Há cerca de um ano, Paulo* foi dispensado da fazenda onde trabalhava, na região do Rio Tapajós, no Pará, aos 22 anos. Ele trabalhava no local há quase dez anos, sem nunca ter tido a carteira de trabalho assinada, e morava em um casebre de lona na propriedade. A jornada começava por volta de 6h e só terminava às 19h. Pelo trabalho, recebia entre R$ 50 e R$ 100 por mês. Devido a essas condições, procurou a Justiça sustentando que foi vítima de trabalho análogo à escravidão.
No processo, o homem sustenta que vivia uma situação de exploração e humilhação, com trabalho por longas jornadas e sem pausa para descanso, além da precária moradia oferecida pelo fazendeiro, o que caracterizaria trabalho análogo ao de escravo. O juiz Deodoro José de Carvalho Tavares, da Vara do Trabalho de Itaituba (PA), não concordou.
O magistrado reconheceu que havia vínculo empregatício por um período de quase dez anos – e por isso ordenou o pagamento de todos os direito trabalhistas, como salários, décimo terceiro e férias, aos quais o jovem nunca havia tido acesso. Porém, Tavares entendeu que a situação não seria suficiente para ser considerado trabalho análogo à escravidão, e não geraria expropriação de terras, conforme o artigo 243 da Constituição Federal.
“Não se vê a ocorrência de trabalho análogo à escravidão, uma vez que ele trabalhava somente de segunda a sexta-feira, conforme declinado na petição inicial, e portanto, tinha sábado e domingo de descanso e lazer. Não restou caracterizado o trabalho forçado e jornada extenuante”, afirmou.
Em depoimentos de testemunhas, há relatos de vizinhos que viam o trabalhador cumprindo tarefas na fazenda, como lida com o gado e a roça, também aos finais de semana e feriados. Para Tavares, os obstáculos de acesso a direitos tornariam o trabalho degradante, mas não o aproximaria de escravidão.
“As violações de direitos trabalhistas, por si só, não configuram trabalho escravo, vez que não afetou a capacidade do trabalhador de realizar escolhas segundo sua livre determinação”, continuou.

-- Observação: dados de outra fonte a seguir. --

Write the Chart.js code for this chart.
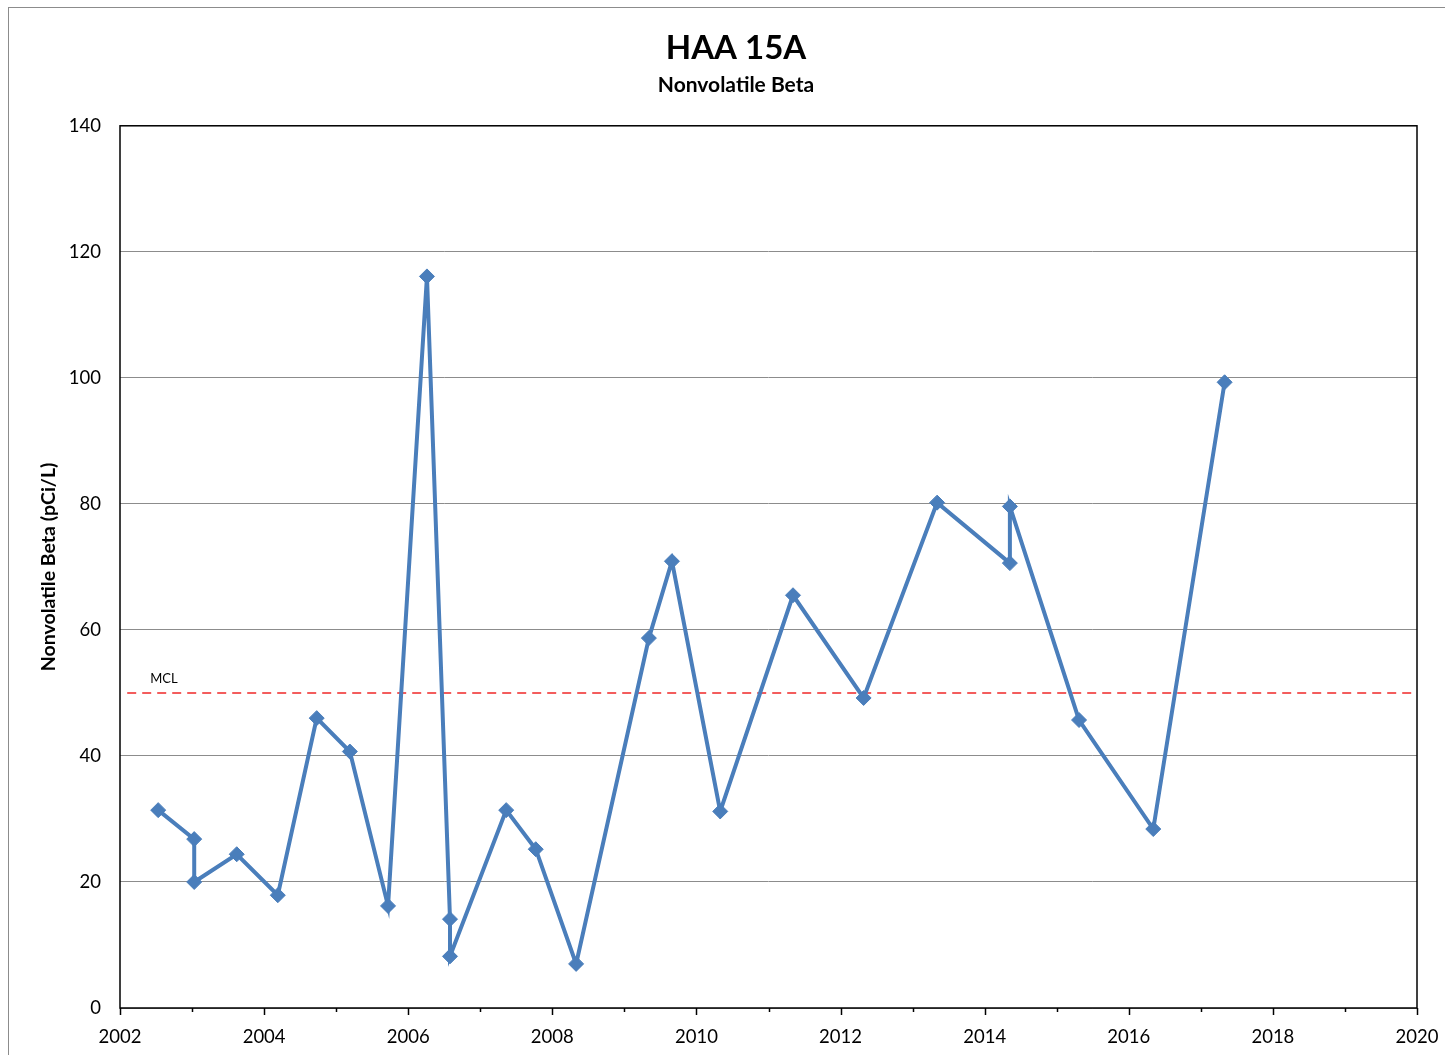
<!DOCTYPE html>
<html>
<head>
<meta charset="utf-8">
<script src="https://cdn.jsdelivr.net/npm/chart.js@4.4.1/dist/chart.umd.min.js"></script>
<style>
  html, body { margin: 0; padding: 0; background: #fff; }
  #wrap { width: 1445px; height: 1055px; position: relative; }
</style>
</head>
<body>
<div id="wrap"><canvas id="haa-chart" width="1445" height="1055"></canvas></div>
<script>
// sample dates as decimal years, values in pCi/L
const sampleDates = [
  2002.53, 2003.03, 2003.03, 2003.62, 2004.19, 2004.73, 2005.19, 2005.72,
  2006.26, 2006.58, 2006.58, 2007.36, 2007.77, 2008.33, 2009.34, 2009.66,
  2010.33, 2011.34, 2012.32, 2013.34, 2014.35, 2014.35, 2015.31, 2016.34, 2017.33
];
const betaValues = [
  31.4, 26.8, 20.0, 24.4, 17.9, 46.0, 40.7, 16.2,
  116.1, 14.1, 8.2, 31.4, 25.2, 7.0, 58.7, 70.9,
  31.2, 65.5, 49.2, 80.2, 70.6, 79.6, 45.7, 28.4, 99.3
];
const mclValue = 50;
const mclRange = [2002.1, 2020];
const yearTicks = [2002, 2004, 2006, 2008, 2010, 2012, 2014, 2016, 2018, 2020];

const FONT = 'Lato, "Open Sans", sans-serif';
const BLUE = '#4a7ebb';

const frame = {
  id: 'frame',
  beforeDraw(chart) {
    const ctx = chart.ctx;
    ctx.save();
    ctx.strokeStyle = '#8c8c8c';
    ctx.lineWidth = 1;
    ctx.strokeRect(8.5, 7.5, 1460, 1100);
    ctx.restore();
  },
  beforeDatasetsDraw(chart) {
    const { ctx, chartArea: a, scales } = chart;
    ctx.save();
    ctx.strokeStyle = '#000';
    ctx.lineWidth = 1.5;
    ctx.strokeRect(a.left, a.top, a.right - a.left, a.bottom - a.top);
    // year ticks below the x axis, long on even years
    for (let yr = 2002; yr <= 2020; yr++) {
      const px = Math.round(scales.x.getPixelForValue(yr)) + 0.5;
      const len = yr % 2 === 0 ? 7 : 4;
      ctx.beginPath();
      ctx.moveTo(px, a.bottom);
      ctx.lineTo(px, a.bottom + len);
      ctx.stroke();
    }
    // MCL label
    ctx.fillStyle = '#000';
    ctx.font = '13px ' + FONT;
    ctx.textBaseline = 'bottom';
    ctx.fillText('MCL', scales.x.getPixelForValue(2002.42), scales.y.getPixelForValue(mclValue) - 8);
    ctx.restore();
  }
};

new Chart(document.getElementById('haa-chart').getContext('2d'), {
  type: 'scatter',
  data: {
    datasets: [
      {
        label: 'Nonvolatile Beta',
        data: sampleDates.map((d, i) => ({ x: d, y: betaValues[i] })),
        showLine: true,
        borderColor: BLUE,
        borderWidth: 4,
        backgroundColor: BLUE,
        pointStyle: 'rectRot',
        pointRadius: 7.5,
        pointBorderWidth: 1,
        pointBorderColor: BLUE,
        pointBackgroundColor: BLUE,
        order: 1
      },
      {
        label: 'MCL',
        data: mclRange.map(d => ({ x: d, y: mclValue })),
        showLine: true,
        borderColor: '#f02828',
        borderWidth: 1.5,
        borderDash: [9, 6],
        pointRadius: 0,
        order: 2
      }
    ]
  },
  options: {
    responsive: false,
    animation: false,
    layout: { padding: { left: 27, right: 0, top: 0, bottom: 0 } },
    plugins: {
      legend: { display: false },
      tooltip: { enabled: false },
      title: {
        display: true,
        text: 'HAA 15A',
        color: '#000',
        font: { family: FONT, size: 33, weight: 'bold' },
        padding: { top: 29, bottom: 4 }
      },
      subtitle: {
        display: true,
        text: 'Nonvolatile Beta',
        color: '#000',
        font: { family: FONT, size: 21, weight: 'bold' },
        padding: { top: 0, bottom: 28 }
      }
    },
    scales: {
      x: {
        type: 'linear',
        min: 2002,
        max: 2020,
        afterBuildTicks: (s) => { s.ticks = yearTicks.map(v => ({ value: v })); },
        afterFit: (s) => { s.height = 47; s.paddingLeft = 0; s.paddingRight = 0; },
        grid: { display: false },
        border: { display: false },
        ticks: {
          color: '#000',
          font: { family: FONT, size: 18.5 },
          padding: 10,
          maxRotation: 0,
          autoSkip: false,
          callback: (v) => String(v)
        }
      },
      y: {
        min: 0,
        max: 140,
        afterFit: (s) => { s.width = 93; s.paddingTop = 0; s.paddingBottom = 0; },
        grid: { color: '#8c8c8c', lineWidth: 1, drawTicks: false },
        border: { display: false },
        ticks: {
          stepSize: 20,
          color: '#000',
          font: { family: FONT, size: 18.5 },
          padding: 19
        },
        title: {
          display: true,
          text: 'Nonvolatile Beta (pCi/L)',
          color: '#000',
          font: { family: FONT, size: 19.5, weight: 'bold' },
          padding: { top: 10, bottom: 0 }
        }
      },
      // empty right-hand axis that only reserves the margin
      yRight: {
        position: 'right',
        afterFit: (s) => { s.width = 28; s.paddingTop = 0; s.paddingBottom = 0; },
        grid: { display: false },
        border: { display: false },
        ticks: { display: false }
      }
    }
  },
  plugins: [frame]
});
</script>
</body>
</html>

O juiz também não admitiu haver danos morais pela falta de anotação na carteira e negativa de direitos trabalhistas. Paulo* pedia indenização de R$ 55 mil pela situação que se prolongou por uma década.
“Para a configuração do dano moral, é necessário que o ato praticado pelo empregador repercuta na imagem do trabalhador, de modo a lesar-lhe a honra atentar contra a sua dignidade. A ausência de anotação de CTPS gera outras penalidades previstas em lei, mas não gerando, por si só, lesão a ensejar a ocorrência indenização por danos morais”.
O artigo 149 do Código Penal prevê pena de reclusão, de dois a oito anos, e multa, além da pena correspondente à violência, a quem reduzir alguém a condição análoga à de escravo, quer submetendo-o a trabalhos forçados ou a jornada exaustiva, quer sujeitando-o a condições degradantes de trabalho, quer restringindo, por qualquer meio, sua locomoção em razão de dívida contraída com o empregador ou preposto.
Além disso, o Estatuto da Criança e do Adolescente proíbe qualquer trabalho a menores de quatorze anos de idade, exceto na condição de aprendiz; os adolescentes além dessa idade também têm proteções especiais, para permitir que o trabalho não impeça que eles frequentem a escola.
O trabalhador que moveu o processo por trabalho análogo à escravidão descreve que a fazenda tem dois lotes de 100 hectares cada um; e que, na época, havia mais de 300 cabeças de gado. Ainda assim, o fazendeiro pediu acesso à Justiça gratuita, sustentando não ter como pagar os custos do recurso. O pedido foi negado na semana passada.
O processo tramita no Tribunal Regional do Trabalho da 8ª Região (TRT8) sob o número 0000592-17.2021.5.08.0113. Ainda cabe recurso.